The fact is many theatergoers are too young to have seen or heard many of these figures while they lived, so the power of impersonating them is doubtful. OK. But why then did Moriarty cast Jay Sullivan, who looks and sounds like a dead ringer for Bobby Kennedy? Compared to everyone else, he seems to have entered from a TV news documentary. Moriarty isn’t doing the other actors a favor with such a lookalike; you can’t take your eyes off him. And Moriarty is definitely not helping the creations of historic figures by supplying actors with the same bad wigs we saw in ‘All the Way’ (no one is expressly credited with creating them). This sounds beauty-parlor, hair-salon petty, I know, but wigs can complicate an actor’s projection of character. The hair pieces are so bad here that poor Chris Hury plays both George Wallace and Richard Nixon, and when he first enters as Nixon, it takes theatergoers a whole speech to even realize he’s no longer Wallace. It’s hard to believe a hair stylist couldn’t manage the differences between the real Wallace’s coxcomb pompadour and Nixon’s thinning widow’s peak, anything to distinguish the two men visually.
Other performers who shone in the first play – Ace Anderson as Stokely Carmichael, Shawn Hamilton as King – are no longer as incandescent, partly because their characters are already fully shaped here – and don’t much change.
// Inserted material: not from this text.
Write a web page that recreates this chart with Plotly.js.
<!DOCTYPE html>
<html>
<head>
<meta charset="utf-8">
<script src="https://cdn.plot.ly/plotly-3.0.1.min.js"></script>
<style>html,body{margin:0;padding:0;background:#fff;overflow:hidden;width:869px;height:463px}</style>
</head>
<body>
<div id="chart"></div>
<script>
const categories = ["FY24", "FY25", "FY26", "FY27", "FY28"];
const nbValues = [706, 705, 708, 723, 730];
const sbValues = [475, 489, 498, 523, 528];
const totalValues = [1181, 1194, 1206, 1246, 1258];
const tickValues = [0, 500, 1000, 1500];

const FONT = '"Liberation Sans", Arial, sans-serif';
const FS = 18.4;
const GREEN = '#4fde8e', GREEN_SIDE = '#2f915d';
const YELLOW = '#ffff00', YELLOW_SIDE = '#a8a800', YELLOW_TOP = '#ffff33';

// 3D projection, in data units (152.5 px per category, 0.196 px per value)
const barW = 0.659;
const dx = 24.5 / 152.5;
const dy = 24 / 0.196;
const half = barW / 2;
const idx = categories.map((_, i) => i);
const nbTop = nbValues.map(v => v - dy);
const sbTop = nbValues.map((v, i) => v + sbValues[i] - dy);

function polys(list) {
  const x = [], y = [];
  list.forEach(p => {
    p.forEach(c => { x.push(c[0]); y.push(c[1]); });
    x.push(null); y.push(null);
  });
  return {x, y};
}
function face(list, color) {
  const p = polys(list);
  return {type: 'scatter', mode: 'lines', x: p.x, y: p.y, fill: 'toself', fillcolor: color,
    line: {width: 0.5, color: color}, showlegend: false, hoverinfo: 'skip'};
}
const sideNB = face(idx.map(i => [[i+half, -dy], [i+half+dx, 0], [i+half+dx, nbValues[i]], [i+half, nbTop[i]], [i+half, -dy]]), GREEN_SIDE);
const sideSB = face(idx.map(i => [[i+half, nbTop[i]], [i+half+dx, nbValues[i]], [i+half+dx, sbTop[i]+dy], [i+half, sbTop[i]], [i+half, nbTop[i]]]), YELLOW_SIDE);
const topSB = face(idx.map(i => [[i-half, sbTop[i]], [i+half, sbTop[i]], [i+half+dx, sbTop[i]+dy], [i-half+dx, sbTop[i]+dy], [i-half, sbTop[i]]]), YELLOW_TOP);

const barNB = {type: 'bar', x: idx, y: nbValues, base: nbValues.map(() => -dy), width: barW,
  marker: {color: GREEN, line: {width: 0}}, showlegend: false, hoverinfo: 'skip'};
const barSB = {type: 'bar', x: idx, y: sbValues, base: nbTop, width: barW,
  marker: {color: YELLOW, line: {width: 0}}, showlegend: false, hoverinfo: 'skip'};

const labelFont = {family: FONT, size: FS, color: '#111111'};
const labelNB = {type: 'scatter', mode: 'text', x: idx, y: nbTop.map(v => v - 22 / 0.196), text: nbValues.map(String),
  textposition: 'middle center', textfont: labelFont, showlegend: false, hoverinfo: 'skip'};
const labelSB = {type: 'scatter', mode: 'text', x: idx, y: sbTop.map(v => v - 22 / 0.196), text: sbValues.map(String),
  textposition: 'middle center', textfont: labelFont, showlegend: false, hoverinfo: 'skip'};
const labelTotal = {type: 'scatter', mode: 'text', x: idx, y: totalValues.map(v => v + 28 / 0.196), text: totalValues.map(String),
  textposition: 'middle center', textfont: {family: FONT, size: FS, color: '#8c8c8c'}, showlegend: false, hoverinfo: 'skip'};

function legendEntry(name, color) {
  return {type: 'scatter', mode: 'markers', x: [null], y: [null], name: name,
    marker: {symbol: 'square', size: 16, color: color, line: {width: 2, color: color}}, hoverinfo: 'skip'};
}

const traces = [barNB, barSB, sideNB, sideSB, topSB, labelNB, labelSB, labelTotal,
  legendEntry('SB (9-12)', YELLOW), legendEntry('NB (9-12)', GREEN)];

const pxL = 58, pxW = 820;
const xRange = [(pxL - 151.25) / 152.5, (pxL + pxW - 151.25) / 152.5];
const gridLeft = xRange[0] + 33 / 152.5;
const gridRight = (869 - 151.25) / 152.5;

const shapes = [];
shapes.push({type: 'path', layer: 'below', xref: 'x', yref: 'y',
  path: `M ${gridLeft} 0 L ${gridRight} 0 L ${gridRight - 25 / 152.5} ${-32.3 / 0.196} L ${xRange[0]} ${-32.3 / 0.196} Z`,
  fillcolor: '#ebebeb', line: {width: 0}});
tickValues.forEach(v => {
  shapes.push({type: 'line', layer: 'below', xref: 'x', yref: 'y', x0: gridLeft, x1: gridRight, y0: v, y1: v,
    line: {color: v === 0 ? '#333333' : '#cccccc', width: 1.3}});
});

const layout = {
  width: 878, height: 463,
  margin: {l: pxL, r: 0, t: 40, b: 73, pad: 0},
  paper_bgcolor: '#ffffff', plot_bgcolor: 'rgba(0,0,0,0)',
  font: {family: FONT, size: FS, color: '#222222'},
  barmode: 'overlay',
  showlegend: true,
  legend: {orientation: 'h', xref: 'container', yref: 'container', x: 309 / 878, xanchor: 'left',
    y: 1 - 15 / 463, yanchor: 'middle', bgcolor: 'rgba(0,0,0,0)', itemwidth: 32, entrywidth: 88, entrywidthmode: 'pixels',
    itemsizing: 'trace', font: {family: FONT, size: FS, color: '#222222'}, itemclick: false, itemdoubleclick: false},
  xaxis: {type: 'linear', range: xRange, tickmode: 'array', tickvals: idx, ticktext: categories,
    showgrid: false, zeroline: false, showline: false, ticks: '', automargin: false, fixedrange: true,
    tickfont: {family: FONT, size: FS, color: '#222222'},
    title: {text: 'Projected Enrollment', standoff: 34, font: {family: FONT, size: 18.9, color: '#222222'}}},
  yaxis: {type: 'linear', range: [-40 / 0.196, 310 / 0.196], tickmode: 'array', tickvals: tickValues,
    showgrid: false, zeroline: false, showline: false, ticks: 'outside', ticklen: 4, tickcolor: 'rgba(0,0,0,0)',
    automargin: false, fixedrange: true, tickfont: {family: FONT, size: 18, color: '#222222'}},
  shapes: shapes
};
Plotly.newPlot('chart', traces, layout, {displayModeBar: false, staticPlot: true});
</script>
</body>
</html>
That’s the material they have. Anderson’s Carmichael, for example, burned in ‘All the Way’ as the major black dissident who stepped forward to challenge the testy, working relationship between King and LBJ. He delivered a fiery plea – one that seemed to shout down through the generations of African-American protestors hoping to vote and getting denied and clubbed and shot instead. But having done that, Carmichael’s got nowhere to go other than exit the movement in despair and defiance. It was a historic split from the main body of civil rights progress but it adds nothing emotionally to him as a stage character. He was angry and uncompromising and he uncompromises himself out the door.
At least Moriarty has learned one thing from the first go-round. Beowulf Boritt’s set – with its two giant rows of columns as backdrop – looks impressively federal but clutters half the performance space. In ‘All the Way,’ Moriarty set important scenes back there, obscuring the action from many theatergoers, who’d crane their necks to see which character was talking to whom. This time, thankfully, he reserves those rows mostly for protest marches.
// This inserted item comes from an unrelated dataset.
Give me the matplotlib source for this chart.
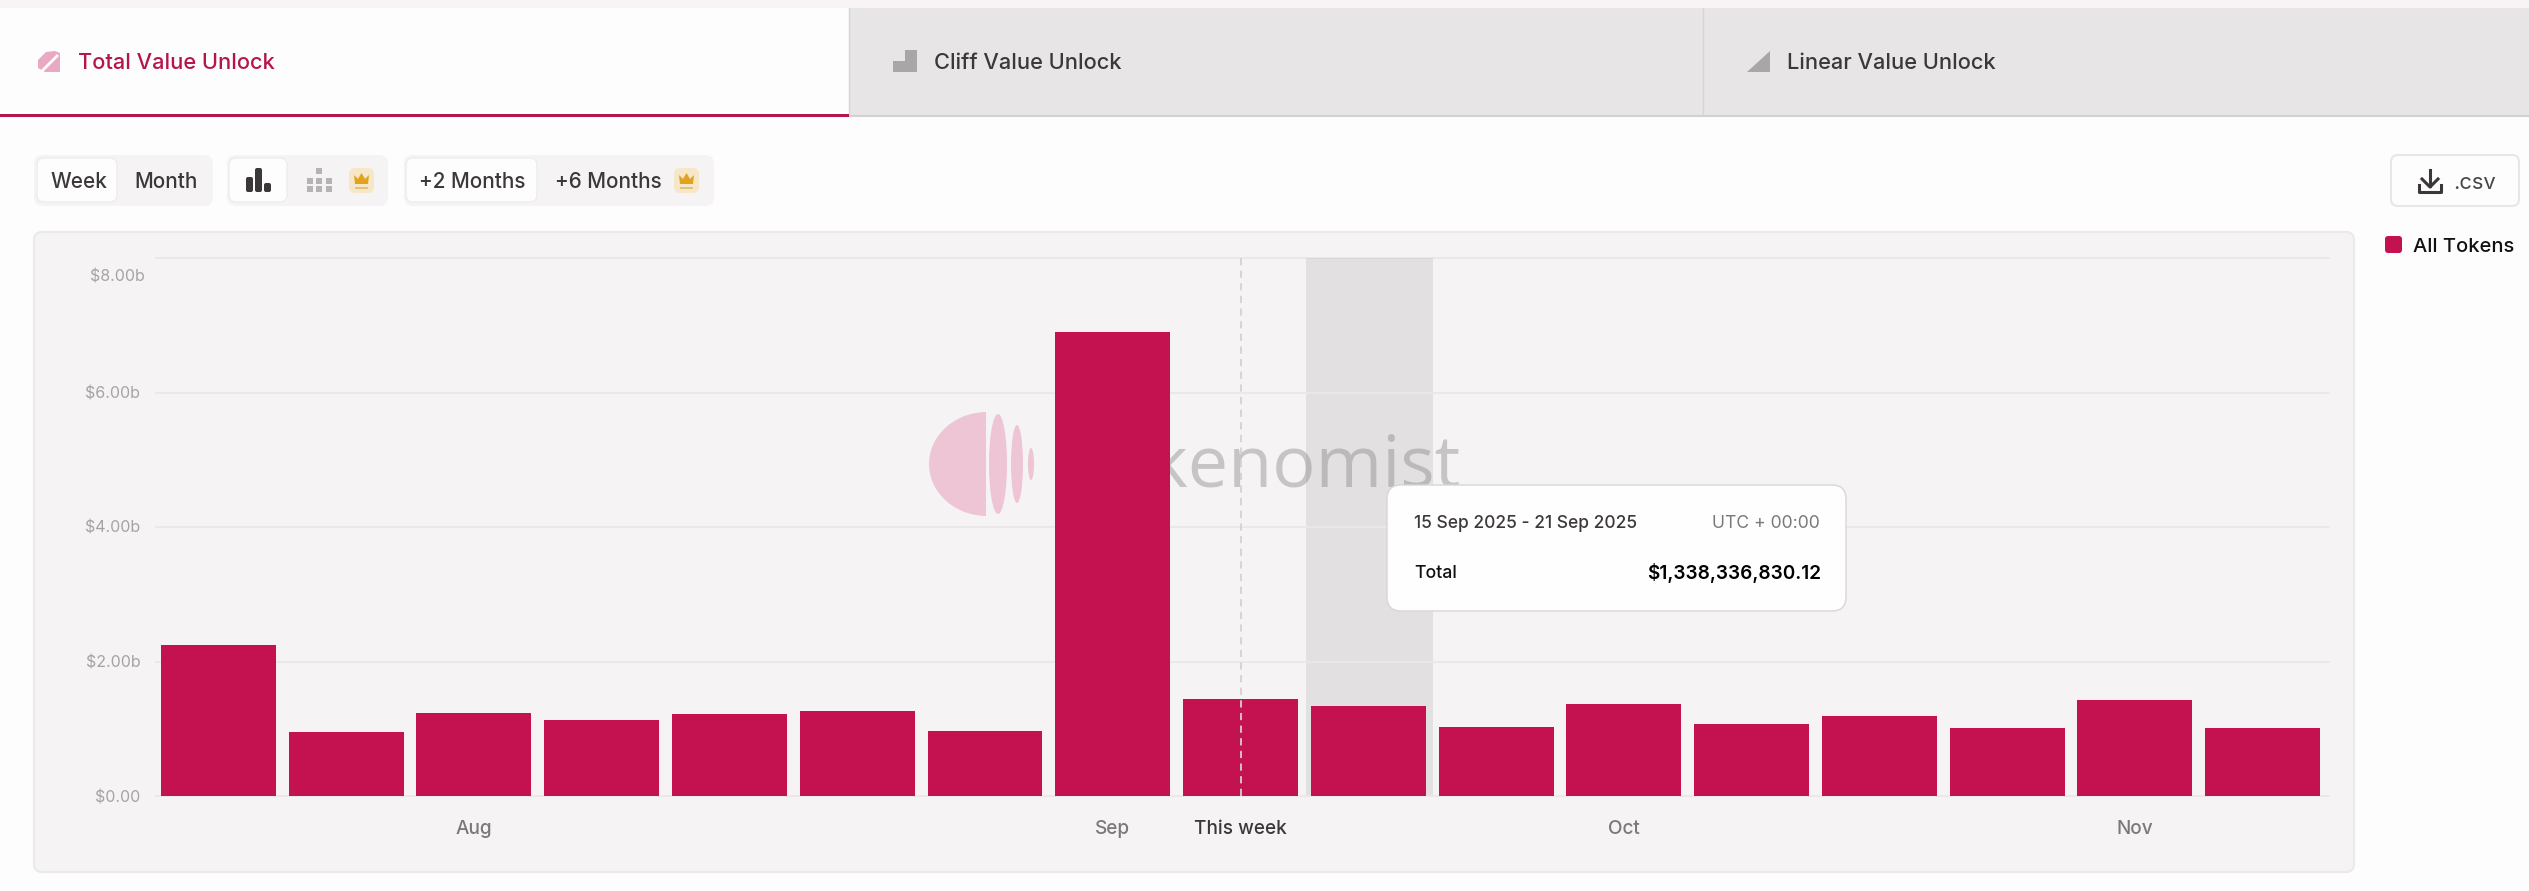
import matplotlib
matplotlib.use("Agg")
import matplotlib.pyplot as plt
from matplotlib.patches import FancyBboxPatch, Rectangle, Ellipse, Polygon

W, H = 2529, 891
FONT = ["Inter", "DejaVu Sans"]
CRIMSON = "#c41150"

# weekly unlock value in $ billions
values = [2.252, 0.956, 1.228, 1.134, 1.213, 1.262, 0.965, 6.895, 1.436, 1.338, 1.02,
          1.366, 1.065, 1.183, 1.015, 1.421, 1.01]
y_ticks = [0, 2, 4, 6, 8]
y_labels = ["$0.00", "$2.00b", "$4.00b", "$6.00b", "$8.00b"]
x_ticks = [2, 7, 8, 11, 15]
x_labels = ["Aug", "Sep", "This week", "Oct", "Nov"]
this_week = 8
hovered = 9
tabs = ["Total Value Unlock", "Cliff Value Unlock", "Linear Value Unlock"]
tip_dates = "15 Sep 2025 - 21 Sep 2025"
tip_zone = "UTC + 00:00"
tip_total = "$1,338,336,830.12"


def pt(px):
    return px * 72 / 100


def box(ax, x0, y0, x1, y1, r=8, fc="white", ec="none", lw=1.5, z=1):
    ax.add_patch(FancyBboxPatch((x0, y0), x1 - x0, y1 - y0,
                                boxstyle=f"round,pad=0,rounding_size={r}",
                                fc=fc, ec=ec, lw=lw, zorder=z))


def label(ax, x, y, s, size=21, color="#3c383a", ha="left", weight="medium", z=5):
    ax.text(x, y, s, fontsize=pt(size), color=color, ha=ha, va="center_baseline",
            family=FONT, weight=weight, zorder=z)


def crown(ax, x0, y0):
    box(ax, x0, y0, x0 + 25, y0 + 25, r=6, fc="#f6e7c8", z=3)
    ax.add_patch(Polygon([(x0 + 5, y0 + 7), (x0 + 9, y0 + 11), (x0 + 12.5, y0 + 5),
                          (x0 + 16, y0 + 11), (x0 + 20, y0 + 7), (x0 + 19, y0 + 16),
                          (x0 + 6, y0 + 16)], fc="#e2a21e", ec="none", zorder=4))
    ax.add_patch(Rectangle((x0 + 6, y0 + 18.5), 13, 2, fc="#e2c27a", ec="none", zorder=4))


fig = plt.figure(figsize=(W / 100, H / 100), dpi=100, facecolor="#fdfdfd")

# page chrome in pixel coordinates
ui = fig.add_axes([0, 0, 1, 1], zorder=0)
ui.set_xlim(0, W)
ui.set_ylim(H, 0)
ui.axis("off")

ui.add_patch(Rectangle((0, 0), W, 8, fc="#f8f4f5", ec="none"))
ui.add_patch(Rectangle((849, 8), 1680, 107, fc="#e7e5e6", ec="none"))
ui.plot([1703, 1703], [8, 115], color="#d6d4d5", lw=1)
ui.plot([849, 849], [8, 115], color="#d6d4d5", lw=1)
ui.plot([849, W], [115.5, 115.5], color="#d2d0d1", lw=1.5)
ui.add_patch(Rectangle((0, 114), 849, 3, fc="#b5154f", ec="none", zorder=3))

label(ui, 78, 61, tabs[0], size=21.8, color="#b5154f")
label(ui, 934, 61, tabs[1], size=21.8, color="#3c383a")
label(ui, 1787, 61, tabs[2], size=21.8, color="#3c383a")

# tab icons
ui.add_patch(Polygon([(46, 52), (55, 51), (60, 53), (60, 72), (45, 72), (38, 68), (38, 60)],
                     fc="#eaa9c3", ec="none"))
ui.plot([42, 57], [71, 56], color="white", lw=2, zorder=2)
ui.add_patch(Polygon([(893, 72), (893, 61), (905, 61), (905, 50), (917, 50), (917, 72)],
                     fc="#a8a6a7", ec="none"))
ui.add_patch(Polygon([(1747, 72), (1770, 51), (1770, 72)], fc="#a8a6a7", ec="none"))

# control groups
for x0, x1 in [(34, 213), (227, 388), (404, 714)]:
    box(ui, x0, 155, x1, 206, r=9, fc="#f5f3f4")
for x0, x1 in [(37, 117), (229, 287), (406, 537)]:
    box(ui, x0, 158, x1, 202, r=7, fc="#fdfdfd", ec="#eeecec", lw=1, z=2)
label(ui, 50, 180, "Week", size=20.7)
label(ui, 134, 180, "Month", size=20.7)
label(ui, 419, 180, "+2 Months", size=20.7)
label(ui, 555, 180, "+6 Months", size=20.7)
for x, top, col in [(246, 177, "#3c383a"), (255, 168, "#3c383a"), (264, 183, "#3c383a")]:
    box(ui, x, top, x + 7, 192, r=2, fc=col, z=3)
for x, tops in [(307, (178, 186)), (316, (168, 178, 186)), (326, (178, 186))]:
    for top in tops:
        ui.add_patch(Rectangle((x, top), 6, 6, fc="#b5b3b4", ec="none", zorder=3))
crown(ui, 349, 168)
crown(ui, 674, 168)

# csv button and legend
box(ui, 2391, 155, 2519, 206, r=7, fc="#fdfdfd", ec="#e8e6e7")
ui.plot([2430, 2430], [170, 186], color="#3c383a", lw=2.2, zorder=3)
ui.plot([2422, 2430, 2438], [179, 187, 179], color="#3c383a", lw=2.2, zorder=3)
ui.plot([2419, 2419, 2441, 2441], [185, 192, 192, 185], color="#3c383a", lw=2.2, zorder=3)
label(ui, 2453, 181, ".csv", size=22, color="#4a4648", weight="normal")
box(ui, 2385, 236, 2402, 253, r=3, fc=CRIMSON)
label(ui, 2413, 245, "All Tokens", size=20.1, color="#111111")

# chart panel and watermark
box(ui, 34, 232, 2354, 872, r=8, fc="#f5f3f4", ec="#ebe9ea")
disc = Ellipse((987, 464), 116, 104, fc="#eec5d5", ec="none", zorder=2)
ui.add_patch(disc)
disc.set_clip_path(Rectangle((925, 408), 61, 112, transform=ui.transData))
ui.add_patch(Ellipse((998, 464), 18, 100, fc="#eec5d5", ec="none", zorder=2))
ui.add_patch(Ellipse((1017, 464), 12, 78, fc="#eec5d5", ec="none", zorder=2))
ui.add_patch(Ellipse((1031, 464), 6, 32, fc="#eec5d5", ec="none", zorder=2))
ui.text(1461, 487, "Tokenomist", fontsize=pt(72), color="#c6c4c5", ha="right", va="baseline",
        family=["Open Sans", "DejaVu Sans"], zorder=2)

# the bars themselves
left, right, top, bottom = 155.6, 2329, 258, 796
ax = fig.add_axes([left / W, 1 - bottom / H, (right - left) / W, (bottom - top) / H], zorder=1)
ax.patch.set_alpha(0)
ax.bar(range(len(values)), values, width=0.9, color=CRIMSON, zorder=3)
ax.axvspan(hovered - 0.49, hovered + 0.51, color="#8a8889", alpha=0.17, lw=0, zorder=1)
ax.axvline(this_week, color="#d3d1d2", lw=1.3, ls=(0, (4, 3)), zorder=4)
ax.set_xlim(-0.492, 16.52)
ax.set_ylim(0, 8)
ax.set_yticks(y_ticks[:-1], y_labels[:-1])
ax.set_xticks(x_ticks, x_labels)
ax.grid(axis="y", color="#e9e7e8", lw=1.3, zorder=0)
ax.grid(axis="x", visible=False)
for g in ax.get_ygridlines():
    g.set_clip_on(False)
ax.axhline(y_ticks[-1], color="#e9e7e8", lw=1.3, zorder=0, clip_on=False)
ax.tick_params(length=0)
ax.tick_params(axis="y", pad=11, labelsize=pt(16), labelcolor="#a5a3a4")
ax.tick_params(axis="x", pad=17, labelsize=pt(19), labelcolor="#7c787a")
for t in ax.get_xticklabels() + ax.get_yticklabels():
    t.set_family(FONT)
for t in ax.get_xticklabels():
    t.set_weight("medium")
ax.get_xticklabels()[x_labels.index("This week")].set_color("#3c383a")
for s in ax.spines.values():
    s.set_visible(False)
# top label sits under its gridline in the original
ax.annotate(y_labels[-1], (0, y_ticks[-1]), xycoords=ax.get_yaxis_transform(),
            xytext=(-11, -19), textcoords="offset pixels", ha="right", va="center",
            fontsize=pt(16), color="#a5a3a4", family=FONT)

# tooltip above everything
over = fig.add_axes([0, 0, 1, 1], zorder=2)
over.set_xlim(0, W)
over.set_ylim(H, 0)
over.axis("off")
box(over, 1387, 485, 1846, 611, r=14, fc="#fefefe", ec="#d8d6d7", lw=1)
label(over, 1414, 522, tip_dates, size=17.4, color="#3c383a")
label(over, 1820, 522, tip_zone, size=17.6, color="#7c787a", ha="right", weight="normal")
label(over, 1414, 572, "Total", size=17.6, color="#111111")
label(over, 1821, 571, tip_total, size=19, color="#000000", ha="right", weight="semibold")

fig.savefig("out.png", dpi=100)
As it stands, this second half of ‘The Wars of Lyndon Johnson’ is not ‘Broadway-ready’ (whatever that may mean) because by the end, Shenkkan himself doesn’t seem completely certain what he’s trying to say about Johnson or how to achieve it. Was the president ultimately a self-made martyr to a resurgence of blind American racism and anti-Communism? Or a victim of his own impulses and political ploys, creating too many enemies, promising too much, not delivering enough? The fuzziness is understandable. Caro himself in ‘The Passage of Power’ arguably got sidetracked by a tremendous story, a riveting account of one of our most rancorous political feuds (between Johnson and Robert Kennedy). As a result, the fourth volume of his epic biography crawls through only five years in Johnson’s career. In comparison, he makes Shenkkan look like a master of vivid and accelerated compression.
So ‘The Great Society’ isn’t so great. But that doesn’t mean there isn’t a great story buried here – lost in the Big Muddy.